## AIM
Repeat each line word for word.

## DATASET EXTRACT
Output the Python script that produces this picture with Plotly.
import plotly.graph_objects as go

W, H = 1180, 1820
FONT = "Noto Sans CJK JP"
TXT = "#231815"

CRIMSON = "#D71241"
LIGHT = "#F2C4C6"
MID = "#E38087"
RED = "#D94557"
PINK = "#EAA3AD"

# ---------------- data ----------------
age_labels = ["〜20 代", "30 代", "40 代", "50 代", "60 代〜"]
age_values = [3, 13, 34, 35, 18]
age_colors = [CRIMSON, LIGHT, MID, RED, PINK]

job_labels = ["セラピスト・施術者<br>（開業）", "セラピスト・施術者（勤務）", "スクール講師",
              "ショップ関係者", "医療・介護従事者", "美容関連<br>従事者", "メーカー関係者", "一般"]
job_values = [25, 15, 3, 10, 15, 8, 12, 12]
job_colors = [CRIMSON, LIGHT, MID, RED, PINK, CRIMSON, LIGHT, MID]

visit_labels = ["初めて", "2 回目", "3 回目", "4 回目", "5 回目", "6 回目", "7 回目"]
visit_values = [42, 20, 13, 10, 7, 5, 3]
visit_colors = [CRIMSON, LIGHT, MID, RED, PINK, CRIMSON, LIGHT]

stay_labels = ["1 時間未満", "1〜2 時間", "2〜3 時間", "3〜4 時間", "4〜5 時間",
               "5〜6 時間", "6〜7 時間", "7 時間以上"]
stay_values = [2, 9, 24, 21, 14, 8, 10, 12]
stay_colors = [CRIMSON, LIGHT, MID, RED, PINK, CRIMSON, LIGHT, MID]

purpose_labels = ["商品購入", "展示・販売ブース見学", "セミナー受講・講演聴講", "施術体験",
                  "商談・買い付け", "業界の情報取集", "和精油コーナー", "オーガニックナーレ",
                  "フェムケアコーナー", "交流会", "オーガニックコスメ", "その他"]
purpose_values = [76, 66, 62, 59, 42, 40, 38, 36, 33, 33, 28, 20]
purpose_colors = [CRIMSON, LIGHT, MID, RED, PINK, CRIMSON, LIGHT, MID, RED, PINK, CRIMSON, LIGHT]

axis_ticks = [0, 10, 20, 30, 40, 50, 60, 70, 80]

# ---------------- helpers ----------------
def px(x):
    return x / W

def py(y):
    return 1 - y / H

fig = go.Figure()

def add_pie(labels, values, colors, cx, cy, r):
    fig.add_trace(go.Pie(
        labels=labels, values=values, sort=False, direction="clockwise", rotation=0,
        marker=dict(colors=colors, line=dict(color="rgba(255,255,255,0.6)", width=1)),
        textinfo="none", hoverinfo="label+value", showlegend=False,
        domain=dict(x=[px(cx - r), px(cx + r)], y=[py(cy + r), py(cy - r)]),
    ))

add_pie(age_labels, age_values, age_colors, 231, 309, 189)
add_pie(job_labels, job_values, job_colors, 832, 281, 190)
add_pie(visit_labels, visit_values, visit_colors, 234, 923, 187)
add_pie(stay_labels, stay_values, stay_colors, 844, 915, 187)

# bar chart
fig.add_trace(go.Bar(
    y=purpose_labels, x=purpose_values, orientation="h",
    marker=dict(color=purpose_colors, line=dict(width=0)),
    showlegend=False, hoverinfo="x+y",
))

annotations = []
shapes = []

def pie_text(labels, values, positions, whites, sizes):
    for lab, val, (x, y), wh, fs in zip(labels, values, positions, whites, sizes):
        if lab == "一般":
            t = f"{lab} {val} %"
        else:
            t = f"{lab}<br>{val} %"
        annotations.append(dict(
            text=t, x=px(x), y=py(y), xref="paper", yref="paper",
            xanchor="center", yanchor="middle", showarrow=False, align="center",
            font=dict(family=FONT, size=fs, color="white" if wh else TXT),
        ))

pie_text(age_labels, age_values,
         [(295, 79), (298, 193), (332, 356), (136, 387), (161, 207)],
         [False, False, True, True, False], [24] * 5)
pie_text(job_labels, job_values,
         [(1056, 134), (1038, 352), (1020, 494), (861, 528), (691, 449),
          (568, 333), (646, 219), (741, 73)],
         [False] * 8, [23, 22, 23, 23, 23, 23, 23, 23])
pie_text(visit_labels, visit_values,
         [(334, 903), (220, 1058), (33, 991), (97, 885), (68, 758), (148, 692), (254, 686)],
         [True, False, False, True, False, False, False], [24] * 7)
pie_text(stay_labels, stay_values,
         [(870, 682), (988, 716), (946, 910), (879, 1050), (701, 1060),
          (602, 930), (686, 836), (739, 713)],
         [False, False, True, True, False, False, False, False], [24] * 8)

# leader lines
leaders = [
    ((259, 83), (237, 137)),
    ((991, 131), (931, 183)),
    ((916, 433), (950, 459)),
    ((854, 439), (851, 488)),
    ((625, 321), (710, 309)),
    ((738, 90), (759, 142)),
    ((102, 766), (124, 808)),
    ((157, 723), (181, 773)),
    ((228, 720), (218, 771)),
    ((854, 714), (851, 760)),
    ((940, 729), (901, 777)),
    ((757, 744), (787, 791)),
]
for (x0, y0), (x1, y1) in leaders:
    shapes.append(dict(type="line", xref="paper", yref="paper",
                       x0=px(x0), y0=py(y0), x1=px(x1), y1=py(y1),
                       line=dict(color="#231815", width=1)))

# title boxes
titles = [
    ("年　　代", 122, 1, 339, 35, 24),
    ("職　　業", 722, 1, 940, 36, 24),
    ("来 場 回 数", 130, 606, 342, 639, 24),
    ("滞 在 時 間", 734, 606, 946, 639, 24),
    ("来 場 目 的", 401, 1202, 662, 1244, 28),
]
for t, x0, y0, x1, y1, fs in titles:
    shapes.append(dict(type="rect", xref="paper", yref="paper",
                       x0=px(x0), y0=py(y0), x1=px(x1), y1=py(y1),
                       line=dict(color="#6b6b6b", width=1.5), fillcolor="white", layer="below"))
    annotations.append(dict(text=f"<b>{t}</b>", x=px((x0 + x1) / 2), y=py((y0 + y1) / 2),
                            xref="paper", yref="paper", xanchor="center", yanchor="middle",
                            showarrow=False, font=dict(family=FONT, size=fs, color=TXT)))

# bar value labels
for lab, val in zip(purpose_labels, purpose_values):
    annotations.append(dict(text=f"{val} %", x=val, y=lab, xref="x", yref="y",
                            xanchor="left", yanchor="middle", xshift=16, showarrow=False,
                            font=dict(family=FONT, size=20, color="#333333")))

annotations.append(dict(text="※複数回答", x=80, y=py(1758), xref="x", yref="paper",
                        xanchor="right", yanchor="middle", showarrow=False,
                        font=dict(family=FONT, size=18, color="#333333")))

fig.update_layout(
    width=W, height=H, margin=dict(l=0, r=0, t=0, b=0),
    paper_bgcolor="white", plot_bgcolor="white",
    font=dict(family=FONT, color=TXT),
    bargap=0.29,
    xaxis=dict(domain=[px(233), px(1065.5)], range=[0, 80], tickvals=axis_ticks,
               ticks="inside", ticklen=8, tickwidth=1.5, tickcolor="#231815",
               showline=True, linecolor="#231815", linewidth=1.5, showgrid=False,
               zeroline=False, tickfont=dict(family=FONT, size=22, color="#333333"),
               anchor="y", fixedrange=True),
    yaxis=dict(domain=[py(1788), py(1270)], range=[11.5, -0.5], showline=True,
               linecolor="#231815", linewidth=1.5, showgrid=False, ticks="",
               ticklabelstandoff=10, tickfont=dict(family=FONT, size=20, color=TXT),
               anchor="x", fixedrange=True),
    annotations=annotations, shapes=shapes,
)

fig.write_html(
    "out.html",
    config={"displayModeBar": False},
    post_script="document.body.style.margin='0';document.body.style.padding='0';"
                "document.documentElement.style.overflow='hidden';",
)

## ANSWER TO THE EXERCISE
Output the Python script that produces this picture with Plotly.
import plotly.graph_objects as go

W, H = 1180, 1820
FONT = "Noto Sans CJK JP"
TXT = "#231815"

CRIMSON = "#D71241"
LIGHT = "#F2C4C6"
MID = "#E38087"
RED = "#D94557"
PINK = "#EAA3AD"

# ---------------- data ----------------
age_labels = ["〜20 代", "30 代", "40 代", "50 代", "60 代〜"]
age_values = [3, 13, 34, 35, 18]
age_colors = [CRIMSON, LIGHT, MID, RED, PINK]

job_labels = ["セラピスト・施術者<br>（開業）", "セラピスト・施術者（勤務）", "スクール講師",
              "ショップ関係者", "医療・介護従事者", "美容関連<br>従事者", "メーカー関係者", "一般"]
job_values = [25, 15, 3, 10, 15, 8, 12, 12]
job_colors = [CRIMSON, LIGHT, MID, RED, PINK, CRIMSON, LIGHT, MID]

visit_labels = ["初めて", "2 回目", "3 回目", "4 回目", "5 回目", "6 回目", "7 回目"]
visit_values = [42, 20, 13, 10, 7, 5, 3]
visit_colors = [CRIMSON, LIGHT, MID, RED, PINK, CRIMSON, LIGHT]

stay_labels = ["1 時間未満", "1〜2 時間", "2〜3 時間", "3〜4 時間", "4〜5 時間",
               "5〜6 時間", "6〜7 時間", "7 時間以上"]
stay_values = [2, 9, 24, 21, 14, 8, 10, 12]
stay_colors = [CRIMSON, LIGHT, MID, RED, PINK, CRIMSON, LIGHT, MID]

purpose_labels = ["商品購入", "展示・販売ブース見学", "セミナー受講・講演聴講", "施術体験",
                  "商談・買い付け", "業界の情報取集", "和精油コーナー", "オーガニックナーレ",
                  "フェムケアコーナー", "交流会", "オーガニックコスメ", "その他"]
purpose_values = [76, 66, 62, 59, 42, 40, 38, 36, 33, 33, 28, 20]
purpose_colors = [CRIMSON, LIGHT, MID, RED, PINK, CRIMSON, LIGHT, MID, RED, PINK, CRIMSON, LIGHT]

axis_ticks = [0, 10, 20, 30, 40, 50, 60, 70, 80]

# ---------------- helpers ----------------
def px(x):
    return x / W

def py(y):
    return 1 - y / H

fig = go.Figure()

def add_pie(labels, values, colors, cx, cy, r):
    fig.add_trace(go.Pie(
        labels=labels, values=values, sort=False, direction="clockwise", rotation=0,
        marker=dict(colors=colors, line=dict(color="rgba(255,255,255,0.6)", width=1)),
        textinfo="none", hoverinfo="label+value", showlegend=False,
        domain=dict(x=[px(cx - r), px(cx + r)], y=[py(cy + r), py(cy - r)]),
    ))

add_pie(age_labels, age_values, age_colors, 231, 309, 189)
add_pie(job_labels, job_values, job_colors, 832, 281, 190)
add_pie(visit_labels, visit_values, visit_colors, 234, 923, 187)
add_pie(stay_labels, stay_values, stay_colors, 844, 915, 187)

# bar chart
fig.add_trace(go.Bar(
    y=purpose_labels, x=purpose_values, orientation="h",
    marker=dict(color=purpose_colors, line=dict(width=0)),
    showlegend=False, hoverinfo="x+y",
))

annotations = []
shapes = []

def pie_text(labels, values, positions, whites, sizes):
    for lab, val, (x, y), wh, fs in zip(labels, values, positions, whites, sizes):
        if lab == "一般":
            t = f"{lab} {val} %"
        else:
            t = f"{lab}<br>{val} %"
        annotations.append(dict(
            text=t, x=px(x), y=py(y), xref="paper", yref="paper",
            xanchor="center", yanchor="middle", showarrow=False, align="center",
            font=dict(family=FONT, size=fs, color="white" if wh else TXT),
        ))

pie_text(age_labels, age_values,
         [(295, 79), (298, 193), (332, 356), (136, 387), (161, 207)],
         [False, False, True, True, False], [24] * 5)
pie_text(job_labels, job_values,
         [(1056, 134), (1038, 352), (1020, 494), (861, 528), (691, 449),
          (568, 333), (646, 219), (741, 73)],
         [False] * 8, [23, 22, 23, 23, 23, 23, 23, 23])
pie_text(visit_labels, visit_values,
         [(334, 903), (220, 1058), (33, 991), (97, 885), (68, 758), (148, 692), (254, 686)],
         [True, False, False, True, False, False, False], [24] * 7)
pie_text(stay_labels, stay_values,
         [(870, 682), (988, 716), (946, 910), (879, 1050), (701, 1060),
          (602, 930), (686, 836), (739, 713)],
         [False, False, True, True, False, False, False, False], [24] * 8)

# leader lines
leaders = [
    ((259, 83), (237, 137)),
    ((991, 131), (931, 183)),
    ((916, 433), (950, 459)),
    ((854, 439), (851, 488)),
    ((625, 321), (710, 309)),
    ((738, 90), (759, 142)),
    ((102, 766), (124, 808)),
    ((157, 723), (181, 773)),
    ((228, 720), (218, 771)),
    ((854, 714), (851, 760)),
    ((940, 729), (901, 777)),
    ((757, 744), (787, 791)),
]
for (x0, y0), (x1, y1) in leaders:
    shapes.append(dict(type="line", xref="paper", yref="paper",
                       x0=px(x0), y0=py(y0), x1=px(x1), y1=py(y1),
                       line=dict(color="#231815", width=1)))

# title boxes
titles = [
    ("年　　代", 122, 1, 339, 35, 24),
    ("職　　業", 722, 1, 940, 36, 24),
    ("来 場 回 数", 130, 606, 342, 639, 24),
    ("滞 在 時 間", 734, 606, 946, 639, 24),
    ("来 場 目 的", 401, 1202, 662, 1244, 28),
]
for t, x0, y0, x1, y1, fs in titles:
    shapes.append(dict(type="rect", xref="paper", yref="paper",
                       x0=px(x0), y0=py(y0), x1=px(x1), y1=py(y1),
                       line=dict(color="#6b6b6b", width=1.5), fillcolor="white", layer="below"))
    annotations.append(dict(text=f"<b>{t}</b>", x=px((x0 + x1) / 2), y=py((y0 + y1) / 2),
                            xref="paper", yref="paper", xanchor="center", yanchor="middle",
                            showarrow=False, font=dict(family=FONT, size=fs, color=TXT)))

# bar value labels
for lab, val in zip(purpose_labels, purpose_values):
    annotations.append(dict(text=f"{val} %", x=val, y=lab, xref="x", yref="y",
                            xanchor="left", yanchor="middle", xshift=16, showarrow=False,
                            font=dict(family=FONT, size=20, color="#333333")))

annotations.append(dict(text="※複数回答", x=80, y=py(1758), xref="x", yref="paper",
                        xanchor="right", yanchor="middle", showarrow=False,
                        font=dict(family=FONT, size=18, color="#333333")))

fig.update_layout(
    width=W, height=H, margin=dict(l=0, r=0, t=0, b=0),
    paper_bgcolor="white", plot_bgcolor="white",
    font=dict(family=FONT, color=TXT),
    bargap=0.29,
    xaxis=dict(domain=[px(233), px(1065.5)], range=[0, 80], tickvals=axis_ticks,
               ticks="inside", ticklen=8, tickwidth=1.5, tickcolor="#231815",
               showline=True, linecolor="#231815", linewidth=1.5, showgrid=False,
               zeroline=False, tickfont=dict(family=FONT, size=22, color="#333333"),
               anchor="y", fixedrange=True),
    yaxis=dict(domain=[py(1788), py(1270)], range=[11.5, -0.5], showline=True,
               linecolor="#231815", linewidth=1.5, showgrid=False, ticks="",
               ticklabelstandoff=10, tickfont=dict(family=FONT, size=20, color=TXT),
               anchor="x", fixedrange=True),
    annotations=annotations, shapes=shapes,
)

fig.write_html(
    "out.html",
    config={"displayModeBar": False},
    post_script="document.body.style.margin='0';document.body.style.padding='0';"
                "document.documentElement.style.overflow='hidden';",
)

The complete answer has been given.